SUPPLIED RECORDS
Begin

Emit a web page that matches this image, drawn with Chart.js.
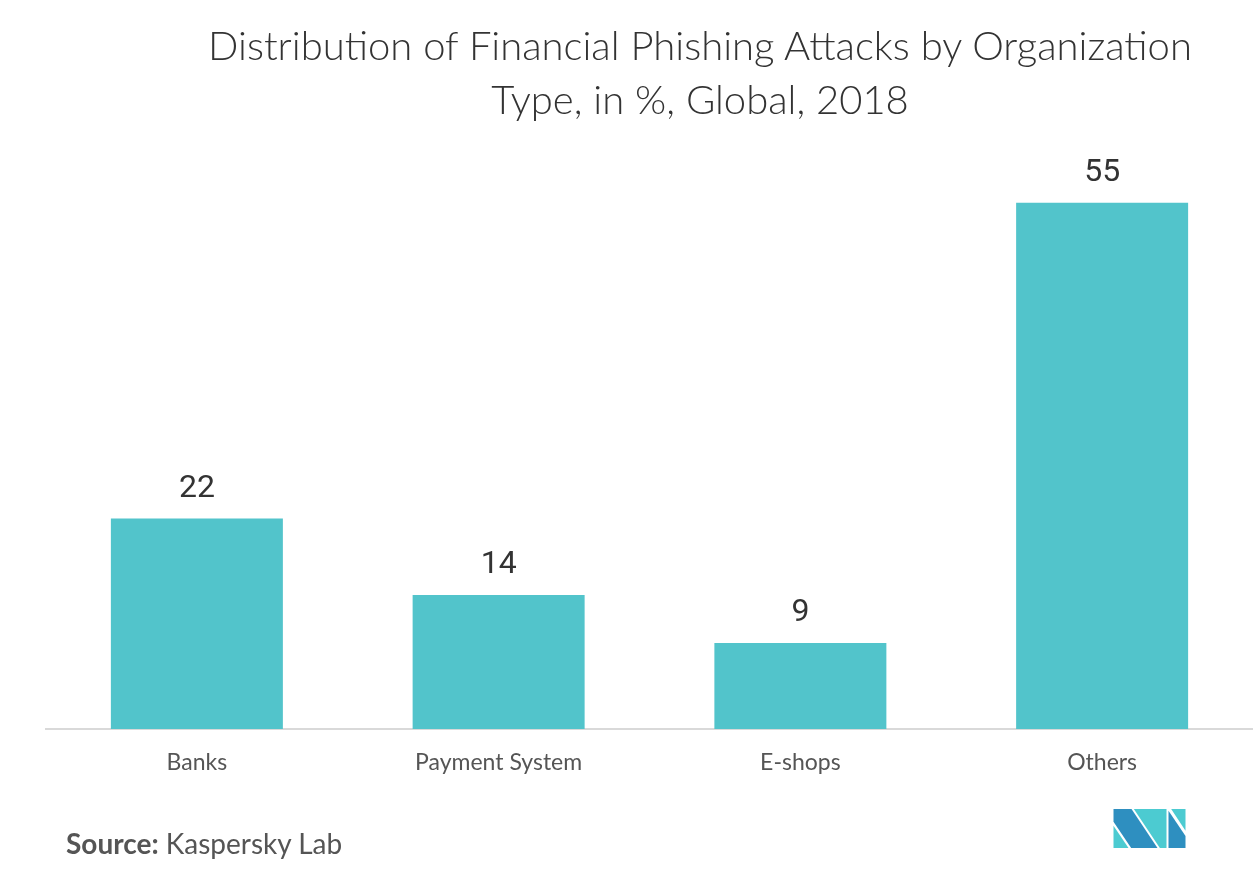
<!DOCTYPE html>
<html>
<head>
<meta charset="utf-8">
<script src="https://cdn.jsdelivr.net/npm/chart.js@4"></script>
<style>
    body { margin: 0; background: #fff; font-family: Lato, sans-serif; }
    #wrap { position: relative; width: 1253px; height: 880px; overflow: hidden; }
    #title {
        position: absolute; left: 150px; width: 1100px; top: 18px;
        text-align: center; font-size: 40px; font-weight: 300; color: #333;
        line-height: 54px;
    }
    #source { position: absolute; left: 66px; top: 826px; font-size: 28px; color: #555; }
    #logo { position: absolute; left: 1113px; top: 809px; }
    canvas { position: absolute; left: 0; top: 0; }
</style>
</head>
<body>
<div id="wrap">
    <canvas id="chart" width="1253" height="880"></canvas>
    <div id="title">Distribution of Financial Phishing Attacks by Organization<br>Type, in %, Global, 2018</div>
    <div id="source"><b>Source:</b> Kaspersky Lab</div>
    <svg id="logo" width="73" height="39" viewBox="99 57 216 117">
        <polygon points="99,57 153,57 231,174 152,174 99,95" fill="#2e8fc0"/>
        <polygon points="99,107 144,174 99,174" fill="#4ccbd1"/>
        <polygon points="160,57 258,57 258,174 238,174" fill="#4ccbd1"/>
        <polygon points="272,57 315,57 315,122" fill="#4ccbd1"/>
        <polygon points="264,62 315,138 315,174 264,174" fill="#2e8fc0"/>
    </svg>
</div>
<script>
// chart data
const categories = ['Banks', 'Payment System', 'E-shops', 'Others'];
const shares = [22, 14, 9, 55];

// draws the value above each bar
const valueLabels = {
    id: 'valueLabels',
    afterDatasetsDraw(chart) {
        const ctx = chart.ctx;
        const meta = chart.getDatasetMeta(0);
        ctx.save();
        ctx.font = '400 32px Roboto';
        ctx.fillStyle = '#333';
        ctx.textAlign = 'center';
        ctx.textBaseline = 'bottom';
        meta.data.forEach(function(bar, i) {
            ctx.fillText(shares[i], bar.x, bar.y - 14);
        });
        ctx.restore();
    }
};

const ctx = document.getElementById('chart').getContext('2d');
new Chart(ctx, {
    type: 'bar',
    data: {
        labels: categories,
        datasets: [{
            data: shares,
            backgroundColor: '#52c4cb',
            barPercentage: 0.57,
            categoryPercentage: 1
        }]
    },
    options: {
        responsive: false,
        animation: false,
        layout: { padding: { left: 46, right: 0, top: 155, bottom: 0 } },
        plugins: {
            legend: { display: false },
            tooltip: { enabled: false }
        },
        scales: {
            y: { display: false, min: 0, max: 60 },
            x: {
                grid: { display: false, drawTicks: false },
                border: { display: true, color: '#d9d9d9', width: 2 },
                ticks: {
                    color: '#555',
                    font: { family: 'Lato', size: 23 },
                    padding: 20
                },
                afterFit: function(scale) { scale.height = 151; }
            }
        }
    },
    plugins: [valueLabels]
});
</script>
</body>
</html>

End
Begin

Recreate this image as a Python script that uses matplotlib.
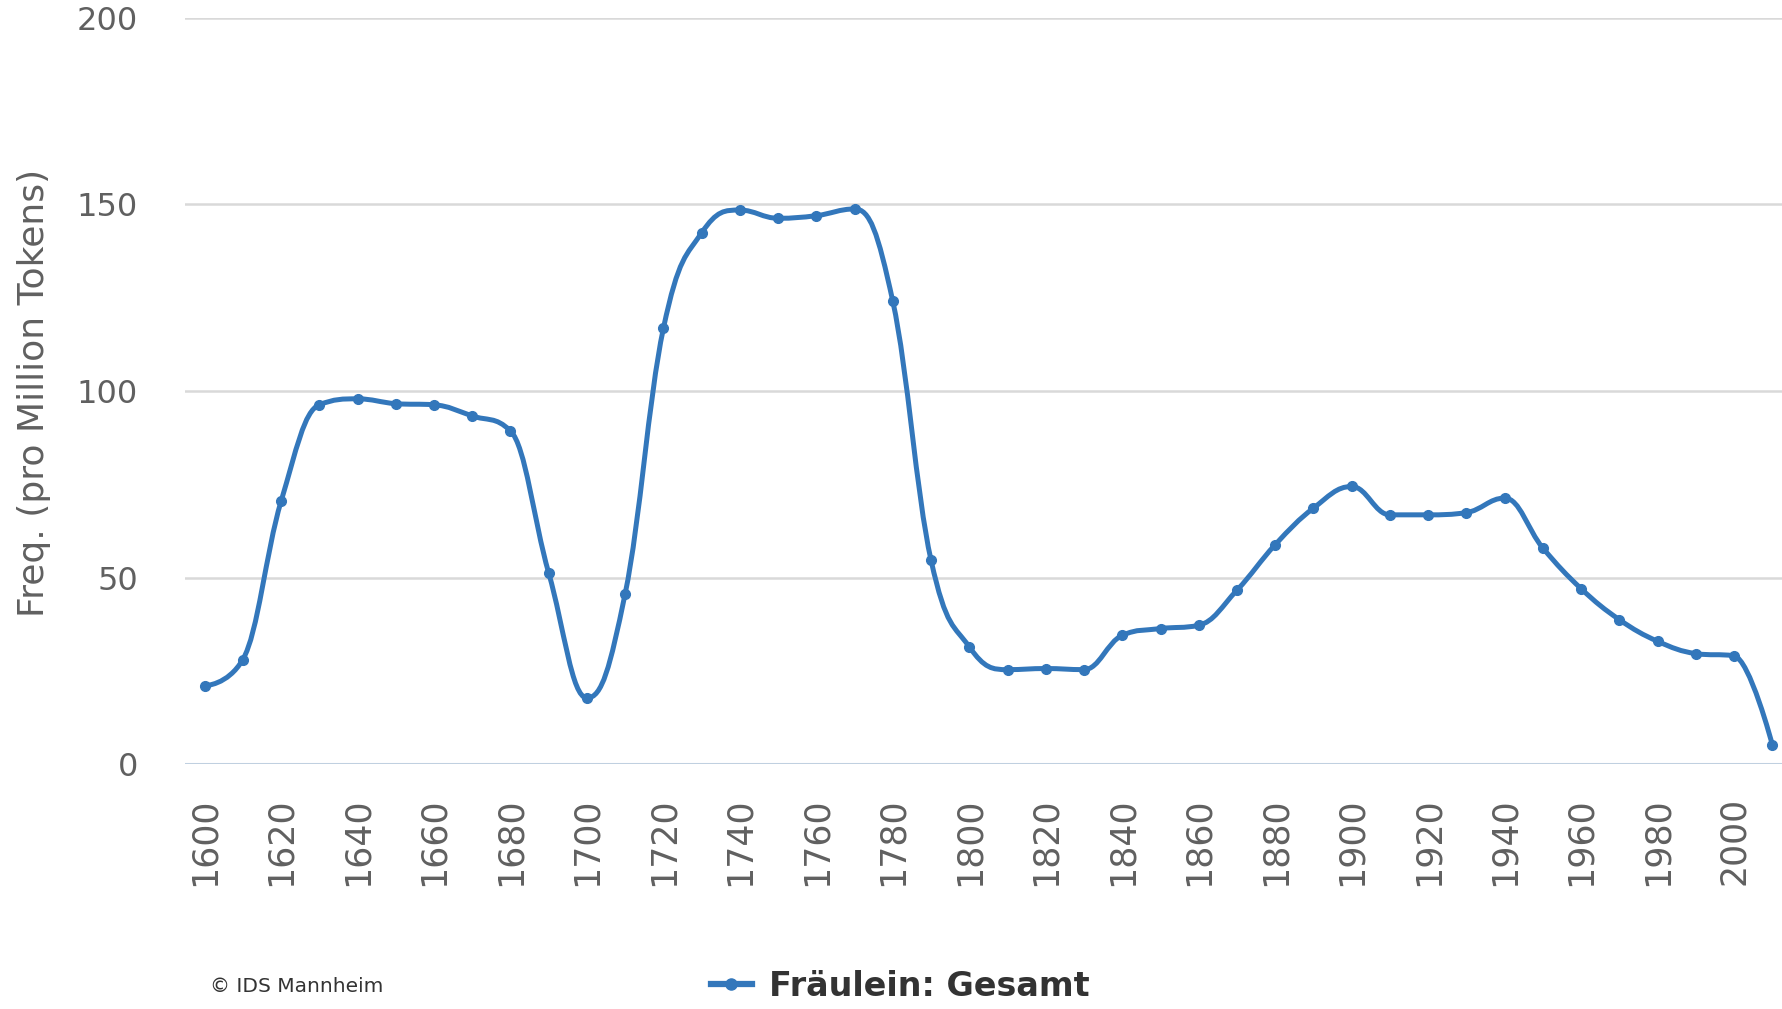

End
Begin

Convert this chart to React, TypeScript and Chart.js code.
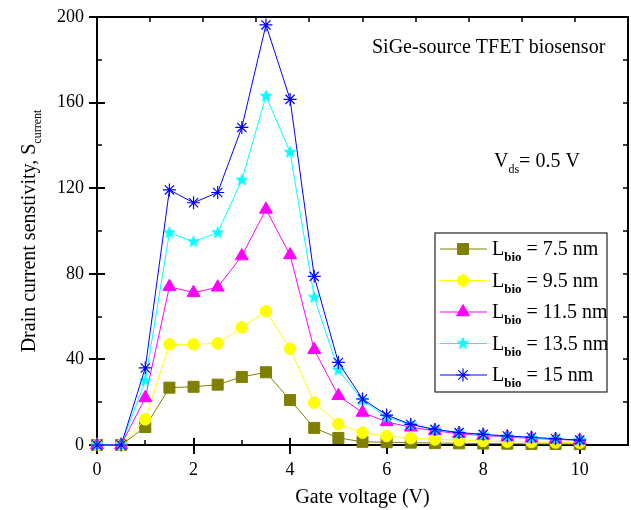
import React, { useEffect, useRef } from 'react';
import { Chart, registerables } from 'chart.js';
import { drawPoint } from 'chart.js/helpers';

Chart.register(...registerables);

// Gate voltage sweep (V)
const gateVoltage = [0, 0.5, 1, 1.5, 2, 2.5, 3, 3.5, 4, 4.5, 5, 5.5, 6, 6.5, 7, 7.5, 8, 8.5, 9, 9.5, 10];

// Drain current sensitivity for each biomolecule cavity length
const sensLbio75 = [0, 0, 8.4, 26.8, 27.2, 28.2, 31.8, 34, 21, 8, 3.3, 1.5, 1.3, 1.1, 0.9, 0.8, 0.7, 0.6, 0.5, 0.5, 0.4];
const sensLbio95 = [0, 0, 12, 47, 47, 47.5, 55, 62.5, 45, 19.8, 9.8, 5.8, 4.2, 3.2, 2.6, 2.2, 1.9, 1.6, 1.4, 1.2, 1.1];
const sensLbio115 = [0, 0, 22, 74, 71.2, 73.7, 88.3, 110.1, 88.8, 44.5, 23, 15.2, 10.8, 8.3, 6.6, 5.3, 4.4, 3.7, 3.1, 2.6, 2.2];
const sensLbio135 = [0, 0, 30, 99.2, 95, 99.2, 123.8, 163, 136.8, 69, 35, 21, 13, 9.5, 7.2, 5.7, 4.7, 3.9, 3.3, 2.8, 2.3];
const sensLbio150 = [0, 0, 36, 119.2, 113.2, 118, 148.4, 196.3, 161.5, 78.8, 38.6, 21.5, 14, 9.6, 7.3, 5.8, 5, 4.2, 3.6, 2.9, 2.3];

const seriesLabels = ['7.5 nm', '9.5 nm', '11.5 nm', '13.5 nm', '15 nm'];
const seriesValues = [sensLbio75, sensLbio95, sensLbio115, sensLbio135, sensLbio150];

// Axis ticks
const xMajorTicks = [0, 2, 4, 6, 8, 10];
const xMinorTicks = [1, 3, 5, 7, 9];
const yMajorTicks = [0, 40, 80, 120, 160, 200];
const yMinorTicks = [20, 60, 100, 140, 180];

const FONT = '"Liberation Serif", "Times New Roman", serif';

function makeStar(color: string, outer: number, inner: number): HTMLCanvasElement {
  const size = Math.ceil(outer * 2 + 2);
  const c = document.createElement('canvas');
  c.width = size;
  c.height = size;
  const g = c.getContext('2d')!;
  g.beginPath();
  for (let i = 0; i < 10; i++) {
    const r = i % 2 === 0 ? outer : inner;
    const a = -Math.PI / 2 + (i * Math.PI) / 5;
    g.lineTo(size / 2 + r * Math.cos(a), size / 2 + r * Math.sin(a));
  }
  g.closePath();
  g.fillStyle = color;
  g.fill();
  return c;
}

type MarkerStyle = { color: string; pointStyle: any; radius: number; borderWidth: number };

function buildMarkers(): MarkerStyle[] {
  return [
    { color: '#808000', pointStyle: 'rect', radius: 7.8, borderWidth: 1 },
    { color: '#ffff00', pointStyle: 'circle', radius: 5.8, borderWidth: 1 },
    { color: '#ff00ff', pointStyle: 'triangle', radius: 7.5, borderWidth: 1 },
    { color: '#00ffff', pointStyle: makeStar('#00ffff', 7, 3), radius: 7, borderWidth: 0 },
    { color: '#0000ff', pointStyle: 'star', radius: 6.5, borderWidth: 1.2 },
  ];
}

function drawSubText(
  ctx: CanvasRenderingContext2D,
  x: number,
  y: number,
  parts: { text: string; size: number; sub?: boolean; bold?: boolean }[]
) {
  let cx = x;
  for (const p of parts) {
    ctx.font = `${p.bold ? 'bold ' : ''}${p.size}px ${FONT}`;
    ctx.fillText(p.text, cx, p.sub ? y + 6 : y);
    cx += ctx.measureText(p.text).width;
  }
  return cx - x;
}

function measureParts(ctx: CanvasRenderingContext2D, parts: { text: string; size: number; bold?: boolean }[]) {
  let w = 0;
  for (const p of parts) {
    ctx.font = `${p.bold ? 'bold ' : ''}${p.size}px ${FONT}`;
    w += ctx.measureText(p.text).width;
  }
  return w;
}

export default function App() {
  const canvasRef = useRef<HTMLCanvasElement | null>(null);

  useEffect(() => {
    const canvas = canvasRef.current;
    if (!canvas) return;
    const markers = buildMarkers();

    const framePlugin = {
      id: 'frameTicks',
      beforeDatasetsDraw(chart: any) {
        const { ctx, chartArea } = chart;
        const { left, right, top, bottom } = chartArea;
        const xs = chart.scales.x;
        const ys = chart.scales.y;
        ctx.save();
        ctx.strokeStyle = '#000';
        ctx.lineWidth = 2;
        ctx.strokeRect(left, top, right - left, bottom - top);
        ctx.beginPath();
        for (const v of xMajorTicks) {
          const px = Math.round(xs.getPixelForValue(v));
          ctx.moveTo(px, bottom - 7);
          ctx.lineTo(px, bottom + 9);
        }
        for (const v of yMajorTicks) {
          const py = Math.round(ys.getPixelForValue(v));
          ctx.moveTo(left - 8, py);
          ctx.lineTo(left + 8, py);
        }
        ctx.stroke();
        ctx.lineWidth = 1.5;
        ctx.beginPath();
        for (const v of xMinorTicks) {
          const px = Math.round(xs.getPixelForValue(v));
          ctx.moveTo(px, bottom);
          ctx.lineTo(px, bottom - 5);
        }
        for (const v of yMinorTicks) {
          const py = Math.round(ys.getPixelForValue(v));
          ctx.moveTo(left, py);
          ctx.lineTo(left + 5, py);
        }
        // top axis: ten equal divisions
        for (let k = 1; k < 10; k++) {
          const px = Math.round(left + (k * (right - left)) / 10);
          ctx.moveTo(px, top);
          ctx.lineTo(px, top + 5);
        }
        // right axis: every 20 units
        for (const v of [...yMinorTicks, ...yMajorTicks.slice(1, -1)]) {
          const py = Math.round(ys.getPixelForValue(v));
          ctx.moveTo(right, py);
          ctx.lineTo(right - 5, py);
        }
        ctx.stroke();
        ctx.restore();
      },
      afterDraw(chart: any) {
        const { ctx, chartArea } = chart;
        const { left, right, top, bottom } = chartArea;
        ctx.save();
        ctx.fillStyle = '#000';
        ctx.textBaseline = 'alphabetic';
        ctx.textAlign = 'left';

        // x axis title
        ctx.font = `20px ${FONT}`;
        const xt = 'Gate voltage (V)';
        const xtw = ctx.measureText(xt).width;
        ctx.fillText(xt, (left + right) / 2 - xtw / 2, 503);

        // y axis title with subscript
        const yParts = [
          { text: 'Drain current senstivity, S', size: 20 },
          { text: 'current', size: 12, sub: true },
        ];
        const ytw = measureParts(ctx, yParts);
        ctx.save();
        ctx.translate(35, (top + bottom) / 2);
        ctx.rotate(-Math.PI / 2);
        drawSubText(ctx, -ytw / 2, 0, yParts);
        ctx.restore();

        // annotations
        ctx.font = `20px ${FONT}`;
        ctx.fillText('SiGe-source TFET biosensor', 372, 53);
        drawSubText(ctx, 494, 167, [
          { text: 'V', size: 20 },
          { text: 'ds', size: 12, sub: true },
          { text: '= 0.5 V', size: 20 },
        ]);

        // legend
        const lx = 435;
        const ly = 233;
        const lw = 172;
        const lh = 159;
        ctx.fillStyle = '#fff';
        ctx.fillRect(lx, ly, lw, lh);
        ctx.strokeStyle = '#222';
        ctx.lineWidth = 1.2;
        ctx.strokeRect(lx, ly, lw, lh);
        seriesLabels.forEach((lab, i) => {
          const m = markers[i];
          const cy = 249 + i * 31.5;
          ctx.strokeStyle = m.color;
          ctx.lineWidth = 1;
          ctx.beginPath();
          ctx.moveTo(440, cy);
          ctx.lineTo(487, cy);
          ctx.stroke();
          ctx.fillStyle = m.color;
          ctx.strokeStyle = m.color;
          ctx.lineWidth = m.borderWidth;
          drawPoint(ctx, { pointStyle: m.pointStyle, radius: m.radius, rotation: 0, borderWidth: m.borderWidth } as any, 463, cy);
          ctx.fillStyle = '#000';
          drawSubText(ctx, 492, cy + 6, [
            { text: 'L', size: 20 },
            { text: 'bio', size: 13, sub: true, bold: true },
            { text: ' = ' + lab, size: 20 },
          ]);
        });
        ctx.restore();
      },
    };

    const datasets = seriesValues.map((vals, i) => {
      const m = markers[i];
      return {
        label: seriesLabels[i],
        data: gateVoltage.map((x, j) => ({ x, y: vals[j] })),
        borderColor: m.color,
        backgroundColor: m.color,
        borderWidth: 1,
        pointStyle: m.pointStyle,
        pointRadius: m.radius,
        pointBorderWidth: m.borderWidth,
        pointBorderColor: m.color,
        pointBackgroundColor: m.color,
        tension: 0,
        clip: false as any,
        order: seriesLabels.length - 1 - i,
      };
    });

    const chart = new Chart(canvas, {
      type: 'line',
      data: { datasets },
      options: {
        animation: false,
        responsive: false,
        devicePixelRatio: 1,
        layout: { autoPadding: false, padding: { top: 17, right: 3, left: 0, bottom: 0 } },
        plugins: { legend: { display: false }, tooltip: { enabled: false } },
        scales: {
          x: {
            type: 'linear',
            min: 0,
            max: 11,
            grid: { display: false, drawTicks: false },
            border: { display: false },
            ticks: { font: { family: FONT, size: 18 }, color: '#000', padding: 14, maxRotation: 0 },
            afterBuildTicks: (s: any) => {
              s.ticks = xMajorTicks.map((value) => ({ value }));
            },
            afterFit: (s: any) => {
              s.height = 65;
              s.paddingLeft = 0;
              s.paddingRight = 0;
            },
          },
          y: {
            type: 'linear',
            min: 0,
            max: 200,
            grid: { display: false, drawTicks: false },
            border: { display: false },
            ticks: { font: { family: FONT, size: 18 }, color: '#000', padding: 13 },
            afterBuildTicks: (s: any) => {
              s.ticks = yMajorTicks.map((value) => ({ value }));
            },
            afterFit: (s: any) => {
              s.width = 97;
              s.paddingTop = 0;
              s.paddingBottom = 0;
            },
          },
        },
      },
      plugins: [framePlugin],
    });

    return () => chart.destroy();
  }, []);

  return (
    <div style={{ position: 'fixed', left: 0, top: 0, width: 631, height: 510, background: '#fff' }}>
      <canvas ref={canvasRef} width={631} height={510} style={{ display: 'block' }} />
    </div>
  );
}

End

EXERCISE GOAL
Show each line holding the word "with".

THE SOLUTION
Emit a web page that matches this image, drawn with Chart.js.
        // y axis title with subscript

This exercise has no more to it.